§ Your instructions:
Transcribe the whole listing without a single picture.

[Data excerpt start]

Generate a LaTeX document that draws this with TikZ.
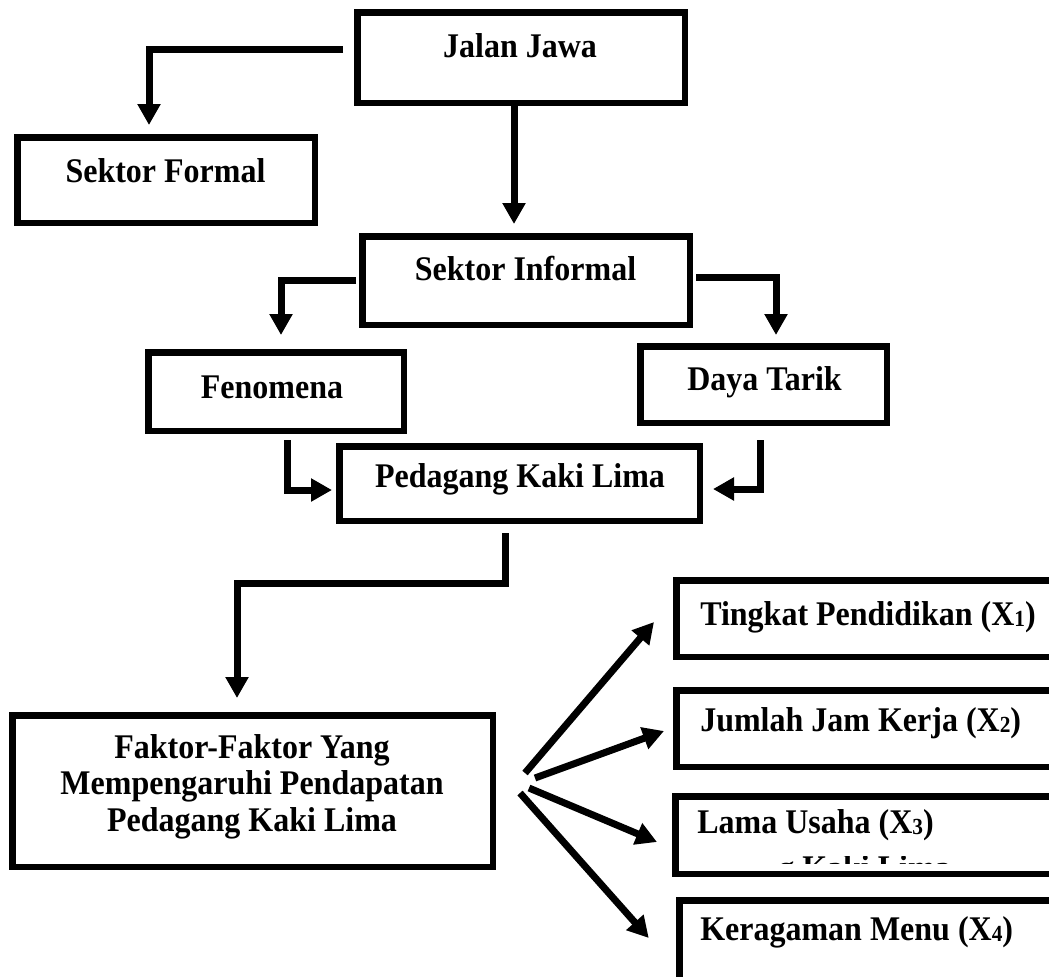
\documentclass[tikz,border=0pt]{standalone}
\usepackage{fontspec}
\usepackage{graphicx}
\setmainfont{Liberation Serif}
\usetikzlibrary{arrows.meta,calc}
\newcommand\sbs[1]{\raisebox{-1pt}{\fontsize{16}{16}\selectfont #1}}
\newcommand\vs[1]{\scalebox{1}[1.08]{#1}}
\begin{document}
\begin{tikzpicture}[x=0.75pt,y=-0.75pt,
  box/.style={draw, line width=4.875pt, inner sep=0pt, line join=miter},
  lbl/.style={inner sep=0pt, anchor=base, font=\fontsize{24}{27}\selectfont\bfseries},
  lblw/.style={lbl, anchor=base west},
  arr/.style={line width=5.25pt, line join=miter, -{Triangle[length=15.75pt,width=16.5pt]}}]
\useasboundingbox (0,0) rectangle (1049,976);
\begin{scope}
\clip (0,0) rectangle (1049,976);
% boxes
\node[box, minimum width=327.5*0.75pt, minimum height=90.5*0.75pt] (jj) at (521,57.5) {};
\node[box, minimum width=297.5*0.75pt, minimum height=85.5*0.75pt] (sf) at (166,180) {};
\node[box, minimum width=327.5*0.75pt, minimum height=88.5*0.75pt] (si) at (526,280.5) {};
\node[box, minimum width=255.5*0.75pt, minimum height=78.5*0.75pt] (fe) at (276,391.5) {};
\node[box, minimum width=246.5*0.75pt, minimum height=76.5*0.75pt] (dt) at (763.5,384.5) {};
\node[box, minimum width=360.5*0.75pt, minimum height=74.5*0.75pt] (pk) at (519.5,483.5) {};
\node[box, minimum width=480.5*0.75pt, minimum height=151.5*0.75pt] (fk) at (252.5,791) {};
\node[box, minimum width=420.5*0.75pt, minimum height=76.5*0.75pt] (tp) at (886.5,618.5) {};
\node[box, minimum width=420.5*0.75pt, minimum height=76.5*0.75pt] (jk) at (886.5,728.5) {};
\node[box, minimum width=421.5*0.75pt, minimum height=77.5*0.75pt] (lu) at (886,835) {};
\node[box, minimum width=417.5*0.75pt, minimum height=81.5*0.75pt] (km) at (888,941) {};
% labels
\node[lbl] (jjt) at (520,57) {\vs{Jalan Jawa}};
\node[lbl] (sft) at (165.5,182) {\vs{Sektor Formal}};
\node[lbl] (sit) at (525.5,280) {\vs{Sektor Informal}};
\node[lbl] (fet) at (272,398) {\vs{Fenomena}};
\node[lbl] (dtt) at (764.5,390) {\vs{Daya Tarik}};
\node[lbl] (pkt) at (520,487) {\vs{Pedagang Kaki Lima}};
\node[lbl] (fk1) at (252,758) {\vs{Faktor-Faktor Yang}};
\node[lbl] (fk2) at (252,794) {\vs{Mempengaruhi Pendapatan}};
\node[lbl] (fk3) at (252,831) {\vs{Pedagang Kaki Lima}};
\node[lblw] (tpt) at (700,625) {\vs{Tingkat Pendidikan (X\sbs{1})}};
\node[lblw] (jkt) at (700,731) {\vs{Jumlah Jam Kerja (X\sbs{2})}};
\node[lblw] (lut) at (697,833) {\vs{Lama Usaha (X\sbs{3})}};
\node[lblw] (kmt) at (700,940) {\vs{Keragaman Menu (X\sbs{4})}};
\begin{scope}
\clip (770,856) rectangle (960,863.5);
\node[lblw] (lu2) at (778,879) {\vs{g Kaki Lima}};
\end{scope}
% connectors
\draw[arr] ($(jj.west)+(-11,-8)$) -| ($(sf.north)+(-17,-9)$);
\draw[arr] ($(jj.south)+(-7,0)$) -- ($(si.north)+(-12,-9)$);
\draw[arr] ($(si.west)+(-3,0)$) -| ($(fe.north)+(5,-14)$);
\draw[arr] ($(si.east)+(3,-3)$) -| ($(dt.north)+(12.5,-8)$);
\draw[arr] ($(fe.south)+(11,6)$) |- ($(pk.west)+(-4,6.5)$);
\draw[arr] ($(dt.south)+(-3.5,14)$) |- ($(pk.east)+(10,5.5)$);
\draw[arr] ($(pk.south)+(-14.5,9)$) -- ++(0,50.25) -| ($(fk.north)+(-15.5,-14)$);
\draw[arr] ($(fk.east)+(29,-18)$) -- ($(tp.west)+(-19,3.5)$);
\draw[arr] ($(fk.east)+(39,-13)$) -- ($(jk.west)+(-9,2.5)$);
\draw[arr] ($(fk.east)+(33,-3)$) -- ($(lu.west)+(-15,7)$);
\draw[arr] ($(fk.east)+(24,2)$) -- ($(km.west)+(-27.25,-3)$);
\end{scope}
\end{tikzpicture}
\end{document}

[Data excerpt end]

§ Written reply:
Generate a LaTeX document that draws this with TikZ.
\documentclass[tikz,border=0pt]{standalone}
\usepackage{fontspec}
\usepackage{graphicx}
\setmainfont{Liberation Serif}
\usetikzlibrary{arrows.meta,calc}
\newcommand\sbs[1]{\raisebox{-1pt}{\fontsize{16}{16}\selectfont #1}}
\newcommand\vs[1]{\scalebox{1}[1.08]{#1}}
\begin{document}
\begin{tikzpicture}[x=0.75pt,y=-0.75pt,
  box/.style={draw, line width=4.875pt, inner sep=0pt, line join=miter},
  lbl/.style={inner sep=0pt, anchor=base, font=\fontsize{24}{27}\selectfont\bfseries},
  lblw/.style={lbl, anchor=base west},
  arr/.style={line width=5.25pt, line join=miter, -{Triangle[length=15.75pt,width=16.5pt]}}]
\useasboundingbox (0,0) rectangle (1049,976);
\begin{scope}
\clip (0,0) rectangle (1049,976);
% boxes
\node[box, minimum width=327.5*0.75pt, minimum height=90.5*0.75pt] (jj) at (521,57.5) {};
\node[box, minimum width=297.5*0.75pt, minimum height=85.5*0.75pt] (sf) at (166,180) {};
\node[box, minimum width=327.5*0.75pt, minimum height=88.5*0.75pt] (si) at (526,280.5) {};
\node[box, minimum width=255.5*0.75pt, minimum height=78.5*0.75pt] (fe) at (276,391.5) {};
\node[box, minimum width=246.5*0.75pt, minimum height=76.5*0.75pt] (dt) at (763.5,384.5) {};
\node[box, minimum width=360.5*0.75pt, minimum height=74.5*0.75pt] (pk) at (519.5,483.5) {};
\node[box, minimum width=480.5*0.75pt, minimum height=151.5*0.75pt] (fk) at (252.5,791) {};
\node[box, minimum width=420.5*0.75pt, minimum height=76.5*0.75pt] (tp) at (886.5,618.5) {};
\node[box, minimum width=420.5*0.75pt, minimum height=76.5*0.75pt] (jk) at (886.5,728.5) {};
\node[box, minimum width=421.5*0.75pt, minimum height=77.5*0.75pt] (lu) at (886,835) {};
\node[box, minimum width=417.5*0.75pt, minimum height=81.5*0.75pt] (km) at (888,941) {};
% labels
\node[lbl] (jjt) at (520,57) {\vs{Jalan Jawa}};
\node[lbl] (sft) at (165.5,182) {\vs{Sektor Formal}};
\node[lbl] (sit) at (525.5,280) {\vs{Sektor Informal}};
\node[lbl] (fet) at (272,398) {\vs{Fenomena}};
\node[lbl] (dtt) at (764.5,390) {\vs{Daya Tarik}};
\node[lbl] (pkt) at (520,487) {\vs{Pedagang Kaki Lima}};
\node[lbl] (fk1) at (252,758) {\vs{Faktor-Faktor Yang}};
\node[lbl] (fk2) at (252,794) {\vs{Mempengaruhi Pendapatan}};
\node[lbl] (fk3) at (252,831) {\vs{Pedagang Kaki Lima}};
\node[lblw] (tpt) at (700,625) {\vs{Tingkat Pendidikan (X\sbs{1})}};
\node[lblw] (jkt) at (700,731) {\vs{Jumlah Jam Kerja (X\sbs{2})}};
\node[lblw] (lut) at (697,833) {\vs{Lama Usaha (X\sbs{3})}};
\node[lblw] (kmt) at (700,940) {\vs{Keragaman Menu (X\sbs{4})}};
\begin{scope}
\clip (770,856) rectangle (960,863.5);
\node[lblw] (lu2) at (778,879) {\vs{g Kaki Lima}};
\end{scope}
% connectors
\draw[arr] ($(jj.west)+(-11,-8)$) -| ($(sf.north)+(-17,-9)$);
\draw[arr] ($(jj.south)+(-7,0)$) -- ($(si.north)+(-12,-9)$);
\draw[arr] ($(si.west)+(-3,0)$) -| ($(fe.north)+(5,-14)$);
\draw[arr] ($(si.east)+(3,-3)$) -| ($(dt.north)+(12.5,-8)$);
\draw[arr] ($(fe.south)+(11,6)$) |- ($(pk.west)+(-4,6.5)$);
\draw[arr] ($(dt.south)+(-3.5,14)$) |- ($(pk.east)+(10,5.5)$);
\draw[arr] ($(pk.south)+(-14.5,9)$) -- ++(0,50.25) -| ($(fk.north)+(-15.5,-14)$);
\draw[arr] ($(fk.east)+(29,-18)$) -- ($(tp.west)+(-19,3.5)$);
\draw[arr] ($(fk.east)+(39,-13)$) -- ($(jk.west)+(-9,2.5)$);
\draw[arr] ($(fk.east)+(33,-3)$) -- ($(lu.west)+(-15,7)$);
\draw[arr] ($(fk.east)+(24,2)$) -- ($(km.west)+(-27.25,-3)$);
\end{scope}
\end{tikzpicture}
\end{document}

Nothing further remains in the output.